Due to a few factors I had some time off from the classroom this week, so I put a lot of energy into brainstorming and planning. But I've also had some time to reflect. My blogging is usually pretty matter of fact... here's what we did and it went like this and here's what I think about it... so it's probably time for one of those touchy-feely/wear my heart on my sleeve kind of blogs.
So last week and I had a really difficult week with some unrelated professional obligations and had to make some tough discoveries about myself and make some really hard choices. It was emotionally difficult has taken a while to process.
Just as I was feeling my worst, I went to Rachel's class, and had a great lesson with her students. As a special surprise at the end of the day, they all sang their "Start of the Day" song for me at the end of class with Rachel accompanying them on her new guitar. They have been singing it each morning (during a time I haven't been in class) and were really excited to sing it for me. Everyone did a great job and I could tell that the kids were proud of what they had accomplished and Rachel had worked hard to be able to play the song on the guitar. I saw that our ideas of using the song for community building had found some success and I saw the potential for this activity to be successful in future years when I'm no longer in Rachel's class.
So I had a moment where I saw evidence of the difference this initiative will make in the long run and how much joy it brings to our students. And in that moment, it also brought a lot of much needed joy to me.
We finished up our animal unit this week with a performance day on Monday. Everyone explained how they linked the sound of their instrument to their animal and then performed their composition. I've begun posting some of the students work and our documentation here.
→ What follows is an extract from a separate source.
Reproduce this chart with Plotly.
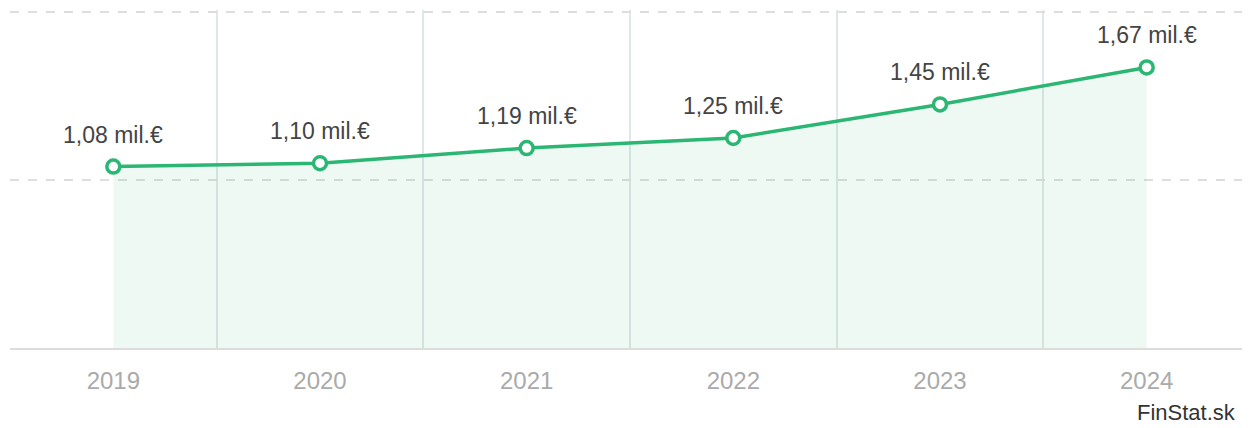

Overall, I think the composition unit was a success. We successfully got the kids to think about their animals in a pretty abstract and creative way, and integrated music into their science research project. I also think Rachel will be able to do this unit on her own in future. I think we might have been able to streamline it a little more, but overall I think it was pretty effective and reinforced what the students were learning about their assigned animals.
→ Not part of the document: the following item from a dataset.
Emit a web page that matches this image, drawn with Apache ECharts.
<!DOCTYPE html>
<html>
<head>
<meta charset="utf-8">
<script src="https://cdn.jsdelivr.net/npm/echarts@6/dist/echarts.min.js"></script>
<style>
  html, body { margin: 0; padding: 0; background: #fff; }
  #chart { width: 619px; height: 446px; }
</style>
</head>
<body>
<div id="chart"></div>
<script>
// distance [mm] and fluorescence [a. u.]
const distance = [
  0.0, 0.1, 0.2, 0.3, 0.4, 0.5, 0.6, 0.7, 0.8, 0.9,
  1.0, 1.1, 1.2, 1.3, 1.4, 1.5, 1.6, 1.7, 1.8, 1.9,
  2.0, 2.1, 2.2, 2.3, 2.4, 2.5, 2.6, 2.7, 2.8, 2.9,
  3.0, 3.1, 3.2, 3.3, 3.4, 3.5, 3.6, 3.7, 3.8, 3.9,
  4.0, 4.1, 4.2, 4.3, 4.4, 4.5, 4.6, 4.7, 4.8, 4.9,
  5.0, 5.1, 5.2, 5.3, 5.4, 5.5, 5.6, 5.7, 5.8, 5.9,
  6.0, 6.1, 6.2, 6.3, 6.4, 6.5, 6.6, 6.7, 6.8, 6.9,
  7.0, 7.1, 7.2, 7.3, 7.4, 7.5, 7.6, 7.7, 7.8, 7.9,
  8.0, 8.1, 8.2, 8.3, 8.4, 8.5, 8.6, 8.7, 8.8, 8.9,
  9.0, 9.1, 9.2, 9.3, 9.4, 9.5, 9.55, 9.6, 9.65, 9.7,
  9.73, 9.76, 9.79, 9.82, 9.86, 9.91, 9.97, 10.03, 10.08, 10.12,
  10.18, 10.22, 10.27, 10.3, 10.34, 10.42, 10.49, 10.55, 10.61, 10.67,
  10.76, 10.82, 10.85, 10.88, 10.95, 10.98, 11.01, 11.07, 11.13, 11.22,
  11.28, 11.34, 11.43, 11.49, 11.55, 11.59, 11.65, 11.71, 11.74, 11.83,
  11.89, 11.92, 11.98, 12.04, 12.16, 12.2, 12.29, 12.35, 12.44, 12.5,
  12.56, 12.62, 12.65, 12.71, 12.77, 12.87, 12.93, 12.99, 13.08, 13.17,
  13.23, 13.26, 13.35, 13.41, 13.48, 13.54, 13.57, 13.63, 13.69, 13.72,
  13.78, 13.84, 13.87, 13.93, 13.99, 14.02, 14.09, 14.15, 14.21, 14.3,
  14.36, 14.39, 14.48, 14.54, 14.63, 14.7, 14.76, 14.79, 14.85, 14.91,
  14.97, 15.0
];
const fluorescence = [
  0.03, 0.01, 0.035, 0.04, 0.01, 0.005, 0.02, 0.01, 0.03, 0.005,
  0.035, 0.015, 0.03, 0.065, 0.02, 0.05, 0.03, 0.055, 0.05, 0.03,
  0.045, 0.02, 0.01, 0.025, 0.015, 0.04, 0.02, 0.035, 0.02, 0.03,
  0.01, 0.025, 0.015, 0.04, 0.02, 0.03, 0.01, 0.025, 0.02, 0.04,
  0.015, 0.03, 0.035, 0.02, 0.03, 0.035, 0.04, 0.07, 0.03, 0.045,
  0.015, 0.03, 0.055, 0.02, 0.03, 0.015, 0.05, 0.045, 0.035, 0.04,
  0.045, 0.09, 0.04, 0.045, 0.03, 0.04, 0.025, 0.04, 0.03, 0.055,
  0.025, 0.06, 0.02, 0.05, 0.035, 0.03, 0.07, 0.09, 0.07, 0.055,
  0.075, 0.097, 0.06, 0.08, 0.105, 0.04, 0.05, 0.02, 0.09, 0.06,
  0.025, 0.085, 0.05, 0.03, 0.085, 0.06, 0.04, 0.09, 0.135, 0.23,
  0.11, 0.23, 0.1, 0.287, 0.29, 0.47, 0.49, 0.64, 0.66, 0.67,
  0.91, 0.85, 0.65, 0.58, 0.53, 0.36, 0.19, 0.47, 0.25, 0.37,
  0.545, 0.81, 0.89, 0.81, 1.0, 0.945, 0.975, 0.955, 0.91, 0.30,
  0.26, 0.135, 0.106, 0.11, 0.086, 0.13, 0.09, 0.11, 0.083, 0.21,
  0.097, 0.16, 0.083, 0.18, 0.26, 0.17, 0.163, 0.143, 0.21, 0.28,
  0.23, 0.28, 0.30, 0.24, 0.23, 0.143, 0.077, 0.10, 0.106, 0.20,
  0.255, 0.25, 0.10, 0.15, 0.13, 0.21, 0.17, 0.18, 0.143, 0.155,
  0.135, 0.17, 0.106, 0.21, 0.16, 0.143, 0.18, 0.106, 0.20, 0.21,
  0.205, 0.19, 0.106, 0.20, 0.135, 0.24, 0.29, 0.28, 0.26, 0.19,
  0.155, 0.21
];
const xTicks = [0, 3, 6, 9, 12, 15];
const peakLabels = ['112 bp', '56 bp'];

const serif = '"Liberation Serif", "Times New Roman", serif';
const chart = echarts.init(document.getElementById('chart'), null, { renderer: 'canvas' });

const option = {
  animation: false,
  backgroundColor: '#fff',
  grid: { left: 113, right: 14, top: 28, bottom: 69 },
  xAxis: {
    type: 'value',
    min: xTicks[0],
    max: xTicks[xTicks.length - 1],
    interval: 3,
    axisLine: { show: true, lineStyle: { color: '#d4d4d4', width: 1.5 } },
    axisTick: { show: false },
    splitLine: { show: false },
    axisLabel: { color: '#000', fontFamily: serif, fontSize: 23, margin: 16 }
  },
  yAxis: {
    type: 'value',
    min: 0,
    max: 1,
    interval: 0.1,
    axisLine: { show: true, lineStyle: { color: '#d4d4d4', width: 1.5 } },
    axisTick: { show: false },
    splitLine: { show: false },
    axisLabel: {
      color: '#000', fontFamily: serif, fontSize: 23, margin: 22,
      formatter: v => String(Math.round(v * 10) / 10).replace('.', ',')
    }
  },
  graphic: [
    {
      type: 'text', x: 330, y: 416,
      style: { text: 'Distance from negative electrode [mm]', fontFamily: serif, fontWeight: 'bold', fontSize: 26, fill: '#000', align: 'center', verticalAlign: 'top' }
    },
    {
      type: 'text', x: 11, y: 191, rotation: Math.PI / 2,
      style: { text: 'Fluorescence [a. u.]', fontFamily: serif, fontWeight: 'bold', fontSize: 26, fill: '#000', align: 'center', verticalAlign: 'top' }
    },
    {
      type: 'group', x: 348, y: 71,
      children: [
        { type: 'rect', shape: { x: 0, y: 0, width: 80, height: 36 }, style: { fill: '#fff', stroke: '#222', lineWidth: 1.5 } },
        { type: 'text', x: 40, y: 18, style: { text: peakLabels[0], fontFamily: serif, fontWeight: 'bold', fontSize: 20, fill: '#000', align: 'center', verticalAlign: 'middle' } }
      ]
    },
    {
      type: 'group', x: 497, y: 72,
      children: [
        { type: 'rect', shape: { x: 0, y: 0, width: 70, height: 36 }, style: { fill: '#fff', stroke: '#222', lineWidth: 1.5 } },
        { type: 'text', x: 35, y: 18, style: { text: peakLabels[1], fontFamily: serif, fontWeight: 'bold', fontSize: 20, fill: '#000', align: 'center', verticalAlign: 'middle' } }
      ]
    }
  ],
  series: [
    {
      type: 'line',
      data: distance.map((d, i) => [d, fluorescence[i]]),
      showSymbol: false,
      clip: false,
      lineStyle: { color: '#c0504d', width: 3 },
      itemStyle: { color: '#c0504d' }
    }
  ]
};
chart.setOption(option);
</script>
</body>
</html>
The rest of the week we took the animal unit one step further and the students wrote poems about their animals, much like the "Carnival of the Animals" had accompanying poems. I helped out with this and related it to how I write a song. We talked about rhyming and ways to find words that rhyme, as well as the most effective place to put rhymes in a poem. The students all used at least on rhyme in their poems and they look pretty adorable.
We're taking a little time to plan the next unit which will be working on reading skills. We have a lot of ideas on how music can help with various aspects of reading, but they need a little fine tuning. We'll see what happens!